### WHAT NEEDS TO BE DONE
Answer with a single number: the count of lines that hold "this".

(Entries with chart source code)
------------------------------
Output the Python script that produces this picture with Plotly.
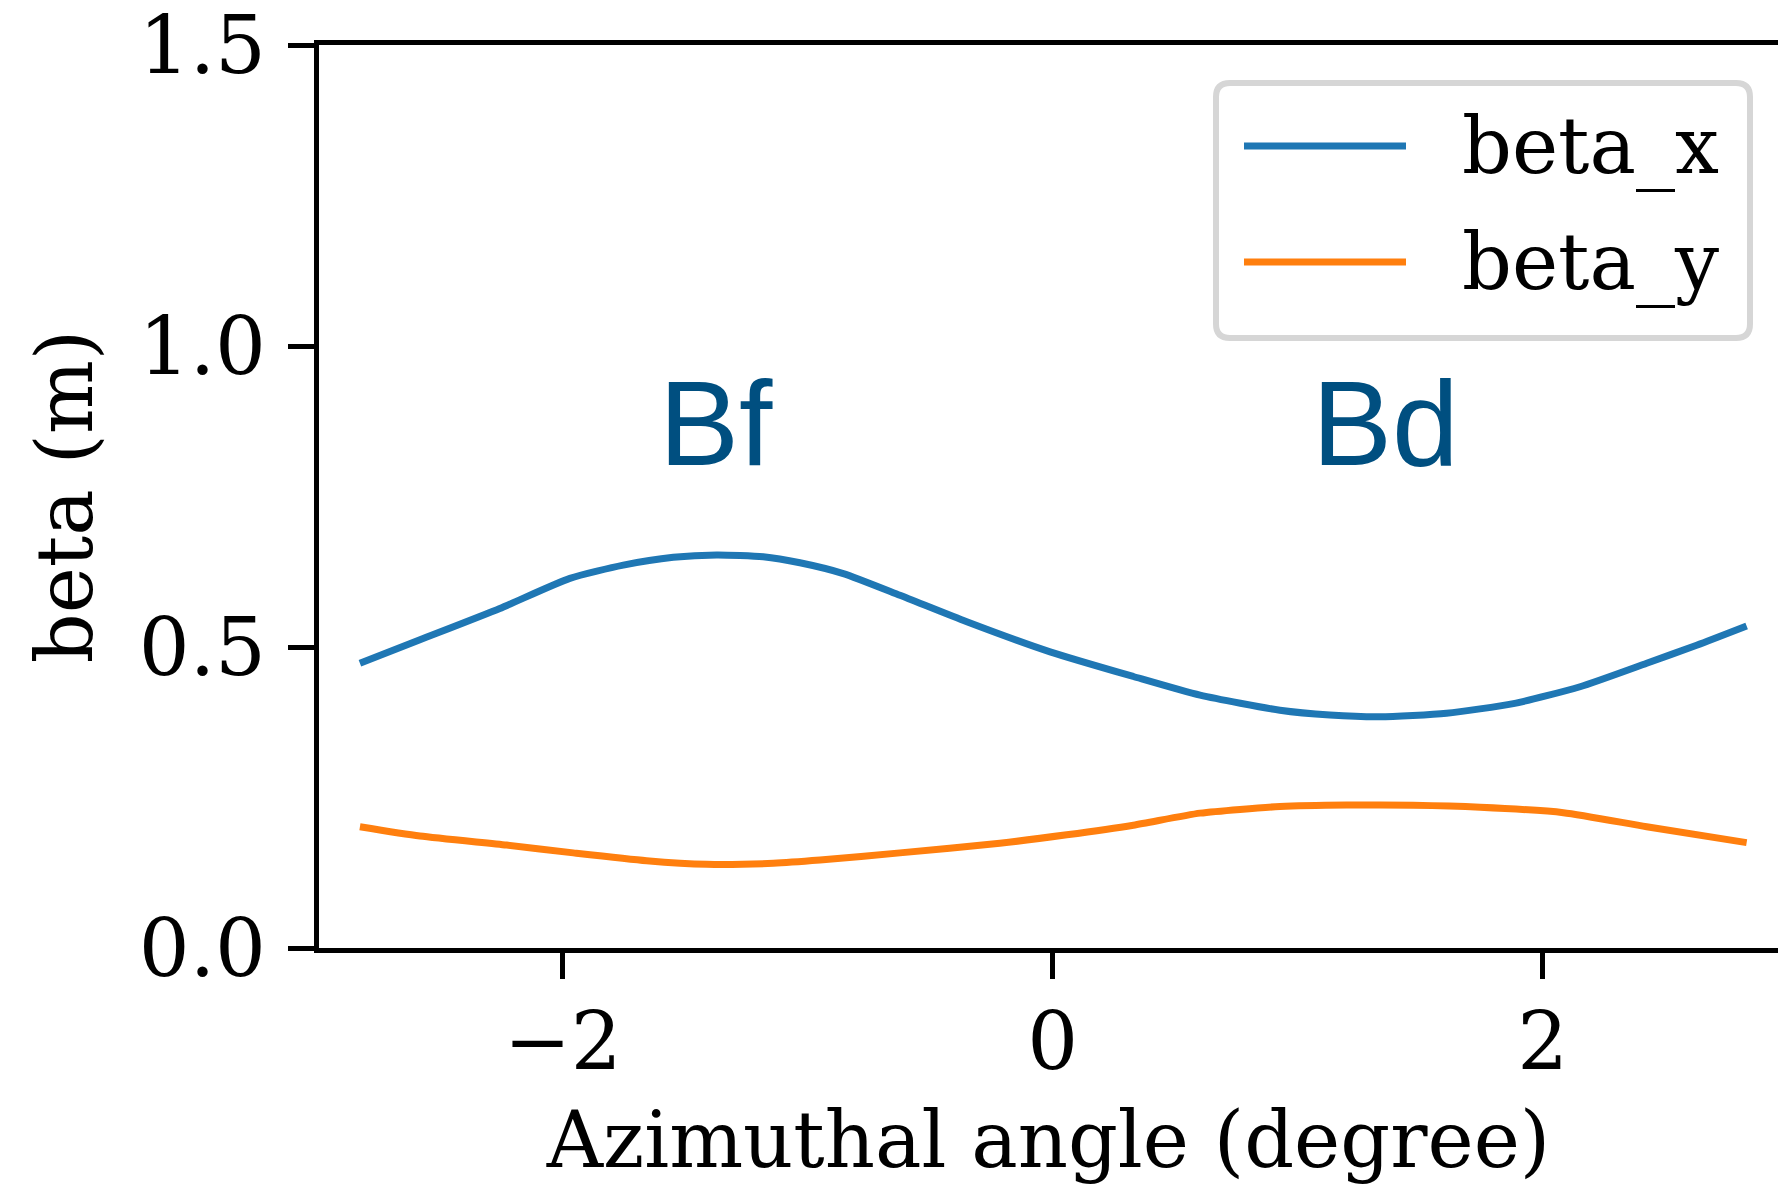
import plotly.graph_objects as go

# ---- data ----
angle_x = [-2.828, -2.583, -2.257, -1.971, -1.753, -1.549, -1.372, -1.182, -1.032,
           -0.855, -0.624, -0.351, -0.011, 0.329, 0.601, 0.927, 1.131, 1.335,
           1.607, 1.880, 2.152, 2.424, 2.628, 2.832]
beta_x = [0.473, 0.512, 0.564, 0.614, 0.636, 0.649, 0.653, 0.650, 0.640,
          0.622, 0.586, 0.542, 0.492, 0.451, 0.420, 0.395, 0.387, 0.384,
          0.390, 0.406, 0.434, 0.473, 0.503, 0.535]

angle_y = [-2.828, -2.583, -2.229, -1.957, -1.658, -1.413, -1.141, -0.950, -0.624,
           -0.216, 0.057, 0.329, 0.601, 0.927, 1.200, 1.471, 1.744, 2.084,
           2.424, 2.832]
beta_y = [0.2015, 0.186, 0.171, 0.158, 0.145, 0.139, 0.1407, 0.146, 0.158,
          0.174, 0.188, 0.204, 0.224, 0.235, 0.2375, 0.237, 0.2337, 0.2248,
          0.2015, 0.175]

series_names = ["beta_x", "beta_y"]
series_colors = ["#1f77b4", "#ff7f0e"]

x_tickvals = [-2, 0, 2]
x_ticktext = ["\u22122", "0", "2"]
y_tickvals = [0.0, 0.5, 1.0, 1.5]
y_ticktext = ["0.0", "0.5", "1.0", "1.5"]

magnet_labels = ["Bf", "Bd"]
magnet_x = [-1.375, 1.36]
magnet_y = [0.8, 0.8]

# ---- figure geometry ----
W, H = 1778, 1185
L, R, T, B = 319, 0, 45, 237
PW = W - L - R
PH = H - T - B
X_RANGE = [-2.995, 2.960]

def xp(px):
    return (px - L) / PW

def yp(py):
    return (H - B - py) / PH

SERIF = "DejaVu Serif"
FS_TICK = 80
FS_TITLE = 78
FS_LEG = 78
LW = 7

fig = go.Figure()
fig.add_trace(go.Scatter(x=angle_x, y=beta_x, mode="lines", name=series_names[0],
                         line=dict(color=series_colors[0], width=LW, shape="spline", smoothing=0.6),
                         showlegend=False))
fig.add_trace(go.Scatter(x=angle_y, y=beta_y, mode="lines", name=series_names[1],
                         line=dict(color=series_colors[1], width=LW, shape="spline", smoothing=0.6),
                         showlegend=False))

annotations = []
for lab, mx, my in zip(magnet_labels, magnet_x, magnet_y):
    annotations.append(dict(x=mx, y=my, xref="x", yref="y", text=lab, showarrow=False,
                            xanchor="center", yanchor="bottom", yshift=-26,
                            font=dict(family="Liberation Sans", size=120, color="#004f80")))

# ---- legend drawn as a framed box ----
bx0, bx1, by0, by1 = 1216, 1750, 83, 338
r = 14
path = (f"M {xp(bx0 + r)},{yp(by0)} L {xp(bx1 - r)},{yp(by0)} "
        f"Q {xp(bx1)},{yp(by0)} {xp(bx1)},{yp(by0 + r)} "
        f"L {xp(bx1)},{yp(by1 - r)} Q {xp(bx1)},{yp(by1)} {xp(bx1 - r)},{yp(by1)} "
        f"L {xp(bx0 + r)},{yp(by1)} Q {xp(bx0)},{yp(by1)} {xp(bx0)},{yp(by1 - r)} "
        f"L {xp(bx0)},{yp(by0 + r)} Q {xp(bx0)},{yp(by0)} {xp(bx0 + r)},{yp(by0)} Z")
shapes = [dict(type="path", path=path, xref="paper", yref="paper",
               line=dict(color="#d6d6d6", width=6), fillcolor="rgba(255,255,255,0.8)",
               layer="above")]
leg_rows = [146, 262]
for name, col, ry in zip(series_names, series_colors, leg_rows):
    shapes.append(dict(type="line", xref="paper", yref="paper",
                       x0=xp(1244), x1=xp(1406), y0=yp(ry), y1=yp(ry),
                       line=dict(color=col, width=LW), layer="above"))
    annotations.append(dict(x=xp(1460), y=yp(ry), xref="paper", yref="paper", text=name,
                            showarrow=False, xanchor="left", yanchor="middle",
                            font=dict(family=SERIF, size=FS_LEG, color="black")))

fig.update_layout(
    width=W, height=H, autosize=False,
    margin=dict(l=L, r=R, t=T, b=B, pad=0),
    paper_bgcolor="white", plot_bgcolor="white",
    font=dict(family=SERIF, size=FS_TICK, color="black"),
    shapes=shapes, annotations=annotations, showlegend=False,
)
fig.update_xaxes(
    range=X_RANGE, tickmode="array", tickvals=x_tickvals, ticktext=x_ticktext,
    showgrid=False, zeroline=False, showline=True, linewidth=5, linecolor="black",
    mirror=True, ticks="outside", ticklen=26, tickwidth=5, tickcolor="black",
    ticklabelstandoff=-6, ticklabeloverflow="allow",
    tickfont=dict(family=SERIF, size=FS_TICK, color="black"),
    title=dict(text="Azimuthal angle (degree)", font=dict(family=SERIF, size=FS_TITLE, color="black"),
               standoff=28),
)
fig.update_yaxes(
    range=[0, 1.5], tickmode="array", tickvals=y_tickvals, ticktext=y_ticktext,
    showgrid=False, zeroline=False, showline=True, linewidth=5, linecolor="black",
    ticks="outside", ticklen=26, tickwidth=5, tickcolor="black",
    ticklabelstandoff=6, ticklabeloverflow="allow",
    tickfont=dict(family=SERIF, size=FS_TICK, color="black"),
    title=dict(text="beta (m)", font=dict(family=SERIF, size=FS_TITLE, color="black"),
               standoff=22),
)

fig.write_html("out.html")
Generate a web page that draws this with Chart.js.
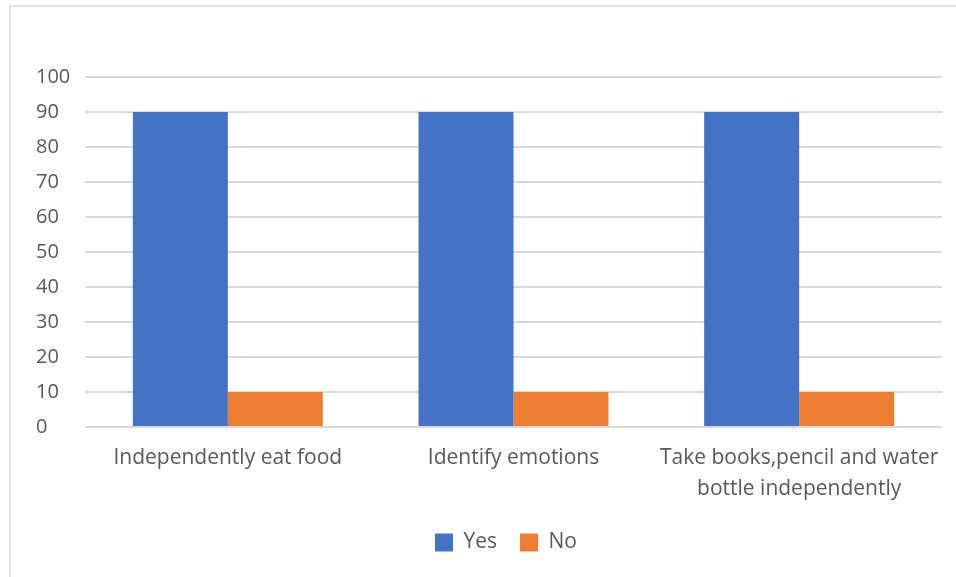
------------------------------
### RESULT OF THE TASK
2